• [PROBLEM DETAILS]:
Write out the data below in full. Keep it exact.

• [DATA]:
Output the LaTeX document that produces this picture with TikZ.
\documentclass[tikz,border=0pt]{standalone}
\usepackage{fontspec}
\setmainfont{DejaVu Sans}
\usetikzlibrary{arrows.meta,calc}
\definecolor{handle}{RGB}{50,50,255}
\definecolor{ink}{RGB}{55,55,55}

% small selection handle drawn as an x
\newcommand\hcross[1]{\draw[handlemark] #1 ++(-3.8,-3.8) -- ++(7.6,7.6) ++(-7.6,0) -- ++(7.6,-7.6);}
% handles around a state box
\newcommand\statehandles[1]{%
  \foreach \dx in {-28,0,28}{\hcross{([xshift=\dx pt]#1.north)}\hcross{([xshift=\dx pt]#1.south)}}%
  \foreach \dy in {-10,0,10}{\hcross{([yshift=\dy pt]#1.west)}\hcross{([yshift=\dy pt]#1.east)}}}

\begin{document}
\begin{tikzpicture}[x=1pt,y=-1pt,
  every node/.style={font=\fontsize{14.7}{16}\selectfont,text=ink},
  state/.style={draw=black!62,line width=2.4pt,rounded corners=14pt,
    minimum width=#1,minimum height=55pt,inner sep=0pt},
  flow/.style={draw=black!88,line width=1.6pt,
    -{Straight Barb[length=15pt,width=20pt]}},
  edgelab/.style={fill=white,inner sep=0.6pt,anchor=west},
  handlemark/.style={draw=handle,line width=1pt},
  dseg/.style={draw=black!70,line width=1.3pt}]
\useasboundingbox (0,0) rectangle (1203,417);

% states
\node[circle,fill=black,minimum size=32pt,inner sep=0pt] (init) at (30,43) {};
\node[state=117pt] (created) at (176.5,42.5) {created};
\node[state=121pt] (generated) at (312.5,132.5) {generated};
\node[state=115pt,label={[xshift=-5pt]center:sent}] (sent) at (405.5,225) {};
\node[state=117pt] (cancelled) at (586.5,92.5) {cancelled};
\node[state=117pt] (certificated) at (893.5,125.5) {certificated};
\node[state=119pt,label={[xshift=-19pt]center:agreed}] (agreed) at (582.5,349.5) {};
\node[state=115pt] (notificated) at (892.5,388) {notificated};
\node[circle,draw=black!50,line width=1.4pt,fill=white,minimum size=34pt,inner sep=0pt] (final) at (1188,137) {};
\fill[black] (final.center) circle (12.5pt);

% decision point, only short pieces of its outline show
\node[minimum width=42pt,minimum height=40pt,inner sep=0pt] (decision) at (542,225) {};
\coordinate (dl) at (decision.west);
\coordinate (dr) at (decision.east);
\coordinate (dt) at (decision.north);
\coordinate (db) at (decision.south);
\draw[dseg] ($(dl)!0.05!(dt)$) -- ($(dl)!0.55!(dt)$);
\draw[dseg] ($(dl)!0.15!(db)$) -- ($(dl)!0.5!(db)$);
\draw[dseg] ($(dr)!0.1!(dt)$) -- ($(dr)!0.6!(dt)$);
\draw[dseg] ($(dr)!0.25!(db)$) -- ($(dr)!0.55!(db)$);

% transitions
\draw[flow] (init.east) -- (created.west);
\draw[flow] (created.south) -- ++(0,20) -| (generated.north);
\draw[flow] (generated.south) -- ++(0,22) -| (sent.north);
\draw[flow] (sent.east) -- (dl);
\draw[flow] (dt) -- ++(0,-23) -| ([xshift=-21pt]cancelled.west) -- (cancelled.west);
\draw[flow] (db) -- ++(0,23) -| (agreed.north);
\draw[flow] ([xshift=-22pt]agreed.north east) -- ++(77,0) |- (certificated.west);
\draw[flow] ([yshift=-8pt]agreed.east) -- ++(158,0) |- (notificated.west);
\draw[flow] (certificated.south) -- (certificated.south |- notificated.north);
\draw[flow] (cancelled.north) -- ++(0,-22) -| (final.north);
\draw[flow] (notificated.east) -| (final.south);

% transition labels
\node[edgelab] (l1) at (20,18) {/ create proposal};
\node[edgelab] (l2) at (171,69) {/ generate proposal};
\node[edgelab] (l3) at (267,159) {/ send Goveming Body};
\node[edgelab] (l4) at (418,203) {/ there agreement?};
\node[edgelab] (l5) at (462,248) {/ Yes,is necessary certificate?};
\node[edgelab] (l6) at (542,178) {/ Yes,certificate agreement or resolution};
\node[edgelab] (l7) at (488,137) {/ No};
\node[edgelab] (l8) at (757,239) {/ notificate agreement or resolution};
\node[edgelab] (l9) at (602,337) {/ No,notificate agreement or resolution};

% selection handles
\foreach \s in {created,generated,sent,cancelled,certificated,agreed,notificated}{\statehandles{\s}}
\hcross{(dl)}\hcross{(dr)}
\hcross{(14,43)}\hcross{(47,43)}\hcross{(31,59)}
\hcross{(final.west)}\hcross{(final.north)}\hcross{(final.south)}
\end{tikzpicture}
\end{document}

• [WRITTEN SOLUTION]:
Output the LaTeX document that produces this picture with TikZ.
\documentclass[tikz,border=0pt]{standalone}
\usepackage{fontspec}
\setmainfont{DejaVu Sans}
\usetikzlibrary{arrows.meta,calc}
\definecolor{handle}{RGB}{50,50,255}
\definecolor{ink}{RGB}{55,55,55}

% small selection handle drawn as an x
\newcommand\hcross[1]{\draw[handlemark] #1 ++(-3.8,-3.8) -- ++(7.6,7.6) ++(-7.6,0) -- ++(7.6,-7.6);}
% handles around a state box
\newcommand\statehandles[1]{%
  \foreach \dx in {-28,0,28}{\hcross{([xshift=\dx pt]#1.north)}\hcross{([xshift=\dx pt]#1.south)}}%
  \foreach \dy in {-10,0,10}{\hcross{([yshift=\dy pt]#1.west)}\hcross{([yshift=\dy pt]#1.east)}}}

\begin{document}
\begin{tikzpicture}[x=1pt,y=-1pt,
  every node/.style={font=\fontsize{14.7}{16}\selectfont,text=ink},
  state/.style={draw=black!62,line width=2.4pt,rounded corners=14pt,
    minimum width=#1,minimum height=55pt,inner sep=0pt},
  flow/.style={draw=black!88,line width=1.6pt,
    -{Straight Barb[length=15pt,width=20pt]}},
  edgelab/.style={fill=white,inner sep=0.6pt,anchor=west},
  handlemark/.style={draw=handle,line width=1pt},
  dseg/.style={draw=black!70,line width=1.3pt}]
\useasboundingbox (0,0) rectangle (1203,417);

% states
\node[circle,fill=black,minimum size=32pt,inner sep=0pt] (init) at (30,43) {};
\node[state=117pt] (created) at (176.5,42.5) {created};
\node[state=121pt] (generated) at (312.5,132.5) {generated};
\node[state=115pt,label={[xshift=-5pt]center:sent}] (sent) at (405.5,225) {};
\node[state=117pt] (cancelled) at (586.5,92.5) {cancelled};
\node[state=117pt] (certificated) at (893.5,125.5) {certificated};
\node[state=119pt,label={[xshift=-19pt]center:agreed}] (agreed) at (582.5,349.5) {};
\node[state=115pt] (notificated) at (892.5,388) {notificated};
\node[circle,draw=black!50,line width=1.4pt,fill=white,minimum size=34pt,inner sep=0pt] (final) at (1188,137) {};
\fill[black] (final.center) circle (12.5pt);

% decision point, only short pieces of its outline show
\node[minimum width=42pt,minimum height=40pt,inner sep=0pt] (decision) at (542,225) {};
\coordinate (dl) at (decision.west);
\coordinate (dr) at (decision.east);
\coordinate (dt) at (decision.north);
\coordinate (db) at (decision.south);
\draw[dseg] ($(dl)!0.05!(dt)$) -- ($(dl)!0.55!(dt)$);
\draw[dseg] ($(dl)!0.15!(db)$) -- ($(dl)!0.5!(db)$);
\draw[dseg] ($(dr)!0.1!(dt)$) -- ($(dr)!0.6!(dt)$);
\draw[dseg] ($(dr)!0.25!(db)$) -- ($(dr)!0.55!(db)$);

% transitions
\draw[flow] (init.east) -- (created.west);
\draw[flow] (created.south) -- ++(0,20) -| (generated.north);
\draw[flow] (generated.south) -- ++(0,22) -| (sent.north);
\draw[flow] (sent.east) -- (dl);
\draw[flow] (dt) -- ++(0,-23) -| ([xshift=-21pt]cancelled.west) -- (cancelled.west);
\draw[flow] (db) -- ++(0,23) -| (agreed.north);
\draw[flow] ([xshift=-22pt]agreed.north east) -- ++(77,0) |- (certificated.west);
\draw[flow] ([yshift=-8pt]agreed.east) -- ++(158,0) |- (notificated.west);
\draw[flow] (certificated.south) -- (certificated.south |- notificated.north);
\draw[flow] (cancelled.north) -- ++(0,-22) -| (final.north);
\draw[flow] (notificated.east) -| (final.south);

% transition labels
\node[edgelab] (l1) at (20,18) {/ create proposal};
\node[edgelab] (l2) at (171,69) {/ generate proposal};
\node[edgelab] (l3) at (267,159) {/ send Goveming Body};
\node[edgelab] (l4) at (418,203) {/ there agreement?};
\node[edgelab] (l5) at (462,248) {/ Yes,is necessary certificate?};
\node[edgelab] (l6) at (542,178) {/ Yes,certificate agreement or resolution};
\node[edgelab] (l7) at (488,137) {/ No};
\node[edgelab] (l8) at (757,239) {/ notificate agreement or resolution};
\node[edgelab] (l9) at (602,337) {/ No,notificate agreement or resolution};

% selection handles
\foreach \s in {created,generated,sent,cancelled,certificated,agreed,notificated}{\statehandles{\s}}
\hcross{(dl)}\hcross{(dr)}
\hcross{(14,43)}\hcross{(47,43)}\hcross{(31,59)}
\hcross{(final.west)}\hcross{(final.north)}\hcross{(final.south)}
\end{tikzpicture}
\end{document}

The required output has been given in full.